### [WORK TO DO]
Without the images, write out the whole listing exactly.

### [SUPPLIED INFORMATION]
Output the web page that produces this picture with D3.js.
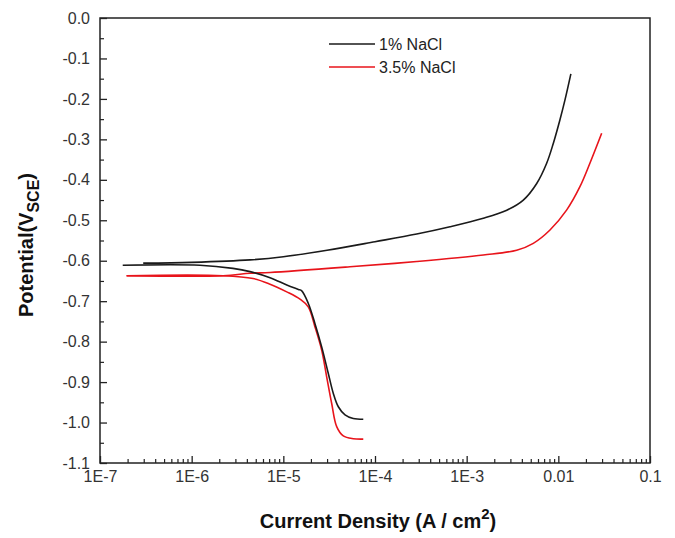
<!DOCTYPE html>
<html>
<head>
<meta charset="utf-8">
<script src="https://cdn.jsdelivr.net/npm/d3@7"></script>
<style>
  body { margin: 0; background: #fff; }
  text { font-family: "Liberation Sans", Arial, sans-serif; }
</style>
</head>
<body>
<script>
var width = 675;
var height = 538;
var padding = { left: 100, top: 18, right: 25, bottom: 75 };

// 1% NaCl, cathodic branch (from corrosion potential downwards)
var cath1Current = [1.77e-7, 1.23e-6, 2.82e-6, 4.33e-6, 7.16e-6, 1.09e-5, 1.46e-5, 1.58e-5, 1.87e-5, 2.21e-5, 2.62e-5, 3.09e-5, 3.51e-5, 3.98e-5, 4.71e-5, 5.79e-5, 7.45e-5];
var cath1Potential = [-0.611, -0.611, -0.619, -0.627, -0.642, -0.660, -0.671, -0.674, -0.705, -0.755, -0.813, -0.878, -0.928, -0.961, -0.981, -0.990, -0.992];
// 1% NaCl, anodic branch
var anod1Current = [2.96e-7, 1.0e-6, 4.33e-6, 1.0e-5, 3.0e-5, 1.0e-4, 2.85e-4, 6.58e-4, 1.52e-3, 2.74e-3, 4.15e-3, 5.81e-3, 7.46e-3, 8.81e-3, 1.04e-2, 1.18e-2, 1.37e-2];
var anod1Potential = [-0.606, -0.604, -0.598, -0.590, -0.574, -0.553, -0.534, -0.516, -0.495, -0.475, -0.450, -0.409, -0.359, -0.310, -0.252, -0.203, -0.138];

// 3.5% NaCl
var cath2Current = [1.95e-7, 2.20e-6, 4.67e-6, 7.16e-6, 1.09e-5, 1.52e-5, 1.87e-5, 2.21e-5, 2.62e-5, 2.97e-5, 3.37e-5, 3.82e-5, 4.51e-5, 5.79e-5, 7.45e-5];
var cath2Potential = [-0.637, -0.637, -0.644, -0.658, -0.677, -0.695, -0.714, -0.763, -0.821, -0.887, -0.953, -1.010, -1.033, -1.040, -1.041];
var anod2Current = [1.95e-7, 2.20e-6, 4.33e-6, 7.16e-6, 5.33e-5, 2.85e-4, 1.52e-3, 3.51e-3, 5.33e-3, 8.11e-3, 1.23e-2, 1.72e-2, 2.21e-2, 2.97e-2];
var anod2Potential = [-0.637, -0.637, -0.631, -0.629, -0.615, -0.602, -0.586, -0.574, -0.557, -0.524, -0.475, -0.417, -0.359, -0.285];

var xTicks = [1e-7, 1e-6, 1e-5, 1e-4, 1e-3, 0.01, 0.1];
var xTickLabels = ['1E-7', '1E-6', '1E-5', '1E-4', '1E-3', '0.01', '0.1'];
var yTicks = [0.0, -0.1, -0.2, -0.3, -0.4, -0.5, -0.6, -0.7, -0.8, -0.9, -1.0, -1.1];

var seriesNames = ['1% NaCl', '3.5% NaCl'];
var seriesColors = ['#1a1a1a', '#e8141b'];

function pairs(xs, ys) {
  return xs.map(function (x, i) { return [x, ys[i]]; });
}

var branches = [
  { points: pairs(cath1Current, cath1Potential), color: seriesColors[0] },
  { points: pairs(anod1Current, anod1Potential), color: seriesColors[0] },
  { points: pairs(cath2Current, cath2Potential), color: seriesColors[1] },
  { points: pairs(anod2Current, anod2Potential), color: seriesColors[1] }
];

var svg = d3.select('body')
            .append('svg')
            .attr('width', width)
            .attr('height', height);

var xScale = d3.scaleLog()
               .domain([1e-7, 0.1])
               .range([padding.left, width - padding.right]);

var yScale = d3.scaleLinear()
               .domain([0, -1.1])
               .range([padding.top, height - padding.bottom]);

var line = d3.line()
             .x(function (d) { return xScale(d[0]); })
             .y(function (d) { return yScale(d[1]); })
             .curve(d3.curveCatmullRom.alpha(0.5));

// curves: red under black
svg.selectAll('path.curve')
   .data(branches.slice().reverse())
   .enter()
   .append('path')
   .attr('class', 'curve')
   .attr('d', function (d) { return line(d.points); })
   .attr('fill', 'none')
   .attr('stroke', function (d) { return d.color; })
   .attr('stroke-width', 1.6);

// frame
svg.append('rect')
   .attr('x', padding.left)
   .attr('y', padding.top)
   .attr('width', width - padding.left - padding.right)
   .attr('height', height - padding.top - padding.bottom)
   .attr('fill', 'none')
   .attr('stroke', '#222')
   .attr('stroke-width', 1.5);

// bottom axis: majors at decades, minors at 2..9
var minorX = [];
for (var e = -7; e < -1; e++) {
  for (var m = 2; m <= 9; m++) minorX.push(m * Math.pow(10, e));
}
var gx = svg.append('g')
            .attr('transform', `translate(0,${height - padding.bottom})`)
            .call(d3.axisBottom(xScale)
                    .tickValues(xTicks)
                    .tickSize(-7)
                    .tickFormat(function (d, i) { return xTickLabels[i]; })
                    .tickPadding(8));
gx.select('.domain').remove();
gx.selectAll('text').attr('font-size', 16).attr('fill', '#333');
gx.selectAll('line').attr('stroke', '#222').attr('stroke-width', 1.3);

var gxMinor = svg.append('g')
                 .attr('transform', `translate(0,${height - padding.bottom})`)
                 .call(d3.axisBottom(xScale).tickValues(minorX).tickSize(-4).tickFormat(''));
gxMinor.select('.domain').remove();
gxMinor.selectAll('line').attr('stroke', '#222').attr('stroke-width', 1.2);

// left axis
var minorY = yTicks.slice(0, -1).map(function (v) { return v - 0.05; });
var gy = svg.append('g')
            .attr('transform', `translate(${padding.left},0)`)
            .call(d3.axisLeft(yScale).tickValues(yTicks).tickSize(-7)
                    .tickFormat(d3.format('.1f')).tickPadding(10));
gy.select('.domain').remove();
gy.selectAll('text').attr('font-size', 16).attr('fill', '#333')
  .text(function (d) { return d3.format('.1f')(d).replace('−', '-'); });
gy.selectAll('line').attr('stroke', '#222').attr('stroke-width', 1.3);

var gyMinor = svg.append('g')
                 .attr('transform', `translate(${padding.left},0)`)
                 .call(d3.axisLeft(yScale).tickValues(minorY).tickSize(-4).tickFormat(''));
gyMinor.select('.domain').remove();
gyMinor.selectAll('line').attr('stroke', '#222').attr('stroke-width', 1.2);

// axis titles
var xTitle = svg.append('text')
                .attr('x', 378)
                .attr('y', 528)
                .attr('text-anchor', 'middle')
                .attr('font-size', 20)
                .attr('font-weight', 'bold')
                .attr('fill', '#111');
xTitle.append('tspan').text('Current Density (A / cm');
xTitle.append('tspan').attr('dy', -9).attr('font-size', 15).text('2');
xTitle.append('tspan').attr('dy', 9).text(')');

var yTitle = svg.append('text')
                .attr('transform', 'translate(33,245) rotate(-90)')
                .attr('text-anchor', 'middle')
                .attr('font-size', 20)
                .attr('font-weight', 'bold')
                .attr('fill', '#111');
yTitle.append('tspan').text('Potential(V');
yTitle.append('tspan').attr('dy', 6).attr('font-size', 16).text('SCE');
yTitle.append('tspan').attr('dy', -6).text(')');

// legend
var legend = svg.selectAll('g.legend')
                .data(seriesNames)
                .enter()
                .append('g')
                .attr('class', 'legend')
                .attr('transform', function (d, i) { return `translate(329,${44 + i * 23})`; });
legend.append('line')
      .attr('x1', 0).attr('x2', 46)
      .attr('stroke', function (d, i) { return seriesColors[i]; })
      .attr('stroke-width', 1.6);
legend.append('text')
      .attr('x', 50)
      .attr('y', 6)
      .attr('font-size', 16)
      .attr('fill', '#222')
      .text(function (d) { return d; });
</script>
</body>
</html>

### [RESPONSE TO THIS EXERCISE]
Output the web page that produces this picture with D3.js.
<!DOCTYPE html>
<html>
<head>
<meta charset="utf-8">
<script src="https://cdn.jsdelivr.net/npm/d3@7"></script>
<style>
  body { margin: 0; background: #fff; }
  text { font-family: "Liberation Sans", Arial, sans-serif; }
</style>
</head>
<body>
<script>
var width = 675;
var height = 538;
var padding = { left: 100, top: 18, right: 25, bottom: 75 };

// 1% NaCl, cathodic branch (from corrosion potential downwards)
var cath1Current = [1.77e-7, 1.23e-6, 2.82e-6, 4.33e-6, 7.16e-6, 1.09e-5, 1.46e-5, 1.58e-5, 1.87e-5, 2.21e-5, 2.62e-5, 3.09e-5, 3.51e-5, 3.98e-5, 4.71e-5, 5.79e-5, 7.45e-5];
var cath1Potential = [-0.611, -0.611, -0.619, -0.627, -0.642, -0.660, -0.671, -0.674, -0.705, -0.755, -0.813, -0.878, -0.928, -0.961, -0.981, -0.990, -0.992];
// 1% NaCl, anodic branch
var anod1Current = [2.96e-7, 1.0e-6, 4.33e-6, 1.0e-5, 3.0e-5, 1.0e-4, 2.85e-4, 6.58e-4, 1.52e-3, 2.74e-3, 4.15e-3, 5.81e-3, 7.46e-3, 8.81e-3, 1.04e-2, 1.18e-2, 1.37e-2];
var anod1Potential = [-0.606, -0.604, -0.598, -0.590, -0.574, -0.553, -0.534, -0.516, -0.495, -0.475, -0.450, -0.409, -0.359, -0.310, -0.252, -0.203, -0.138];

// 3.5% NaCl
var cath2Current = [1.95e-7, 2.20e-6, 4.67e-6, 7.16e-6, 1.09e-5, 1.52e-5, 1.87e-5, 2.21e-5, 2.62e-5, 2.97e-5, 3.37e-5, 3.82e-5, 4.51e-5, 5.79e-5, 7.45e-5];
var cath2Potential = [-0.637, -0.637, -0.644, -0.658, -0.677, -0.695, -0.714, -0.763, -0.821, -0.887, -0.953, -1.010, -1.033, -1.040, -1.041];
var anod2Current = [1.95e-7, 2.20e-6, 4.33e-6, 7.16e-6, 5.33e-5, 2.85e-4, 1.52e-3, 3.51e-3, 5.33e-3, 8.11e-3, 1.23e-2, 1.72e-2, 2.21e-2, 2.97e-2];
var anod2Potential = [-0.637, -0.637, -0.631, -0.629, -0.615, -0.602, -0.586, -0.574, -0.557, -0.524, -0.475, -0.417, -0.359, -0.285];

var xTicks = [1e-7, 1e-6, 1e-5, 1e-4, 1e-3, 0.01, 0.1];
var xTickLabels = ['1E-7', '1E-6', '1E-5', '1E-4', '1E-3', '0.01', '0.1'];
var yTicks = [0.0, -0.1, -0.2, -0.3, -0.4, -0.5, -0.6, -0.7, -0.8, -0.9, -1.0, -1.1];

var seriesNames = ['1% NaCl', '3.5% NaCl'];
var seriesColors = ['#1a1a1a', '#e8141b'];

function pairs(xs, ys) {
  return xs.map(function (x, i) { return [x, ys[i]]; });
}

var branches = [
  { points: pairs(cath1Current, cath1Potential), color: seriesColors[0] },
  { points: pairs(anod1Current, anod1Potential), color: seriesColors[0] },
  { points: pairs(cath2Current, cath2Potential), color: seriesColors[1] },
  { points: pairs(anod2Current, anod2Potential), color: seriesColors[1] }
];

var svg = d3.select('body')
            .append('svg')
            .attr('width', width)
            .attr('height', height);

var xScale = d3.scaleLog()
               .domain([1e-7, 0.1])
               .range([padding.left, width - padding.right]);

var yScale = d3.scaleLinear()
               .domain([0, -1.1])
               .range([padding.top, height - padding.bottom]);

var line = d3.line()
             .x(function (d) { return xScale(d[0]); })
             .y(function (d) { return yScale(d[1]); })
             .curve(d3.curveCatmullRom.alpha(0.5));

// curves: red under black
svg.selectAll('path.curve')
   .data(branches.slice().reverse())
   .enter()
   .append('path')
   .attr('class', 'curve')
   .attr('d', function (d) { return line(d.points); })
   .attr('fill', 'none')
   .attr('stroke', function (d) { return d.color; })
   .attr('stroke-width', 1.6);

// frame
svg.append('rect')
   .attr('x', padding.left)
   .attr('y', padding.top)
   .attr('width', width - padding.left - padding.right)
   .attr('height', height - padding.top - padding.bottom)
   .attr('fill', 'none')
   .attr('stroke', '#222')
   .attr('stroke-width', 1.5);

// bottom axis: majors at decades, minors at 2..9
var minorX = [];
for (var e = -7; e < -1; e++) {
  for (var m = 2; m <= 9; m++) minorX.push(m * Math.pow(10, e));
}
var gx = svg.append('g')
            .attr('transform', `translate(0,${height - padding.bottom})`)
            .call(d3.axisBottom(xScale)
                    .tickValues(xTicks)
                    .tickSize(-7)
                    .tickFormat(function (d, i) { return xTickLabels[i]; })
                    .tickPadding(8));
gx.select('.domain').remove();
gx.selectAll('text').attr('font-size', 16).attr('fill', '#333');
gx.selectAll('line').attr('stroke', '#222').attr('stroke-width', 1.3);

var gxMinor = svg.append('g')
                 .attr('transform', `translate(0,${height - padding.bottom})`)
                 .call(d3.axisBottom(xScale).tickValues(minorX).tickSize(-4).tickFormat(''));
gxMinor.select('.domain').remove();
gxMinor.selectAll('line').attr('stroke', '#222').attr('stroke-width', 1.2);

// left axis
var minorY = yTicks.slice(0, -1).map(function (v) { return v - 0.05; });
var gy = svg.append('g')
            .attr('transform', `translate(${padding.left},0)`)
            .call(d3.axisLeft(yScale).tickValues(yTicks).tickSize(-7)
                    .tickFormat(d3.format('.1f')).tickPadding(10));
gy.select('.domain').remove();
gy.selectAll('text').attr('font-size', 16).attr('fill', '#333')
  .text(function (d) { return d3.format('.1f')(d).replace('−', '-'); });
gy.selectAll('line').attr('stroke', '#222').attr('stroke-width', 1.3);

var gyMinor = svg.append('g')
                 .attr('transform', `translate(${padding.left},0)`)
                 .call(d3.axisLeft(yScale).tickValues(minorY).tickSize(-4).tickFormat(''));
gyMinor.select('.domain').remove();
gyMinor.selectAll('line').attr('stroke', '#222').attr('stroke-width', 1.2);

// axis titles
var xTitle = svg.append('text')
                .attr('x', 378)
                .attr('y', 528)
                .attr('text-anchor', 'middle')
                .attr('font-size', 20)
                .attr('font-weight', 'bold')
                .attr('fill', '#111');
xTitle.append('tspan').text('Current Density (A / cm');
xTitle.append('tspan').attr('dy', -9).attr('font-size', 15).text('2');
xTitle.append('tspan').attr('dy', 9).text(')');

var yTitle = svg.append('text')
                .attr('transform', 'translate(33,245) rotate(-90)')
                .attr('text-anchor', 'middle')
                .attr('font-size', 20)
                .attr('font-weight', 'bold')
                .attr('fill', '#111');
yTitle.append('tspan').text('Potential(V');
yTitle.append('tspan').attr('dy', 6).attr('font-size', 16).text('SCE');
yTitle.append('tspan').attr('dy', -6).text(')');

// legend
var legend = svg.selectAll('g.legend')
                .data(seriesNames)
                .enter()
                .append('g')
                .attr('class', 'legend')
                .attr('transform', function (d, i) { return `translate(329,${44 + i * 23})`; });
legend.append('line')
      .attr('x1', 0).attr('x2', 46)
      .attr('stroke', function (d, i) { return seriesColors[i]; })
      .attr('stroke-width', 1.6);
legend.append('text')
      .attr('x', 50)
      .attr('y', 6)
      .attr('font-size', 16)
      .attr('fill', '#222')
      .text(function (d) { return d; });
</script>
</body>
</html>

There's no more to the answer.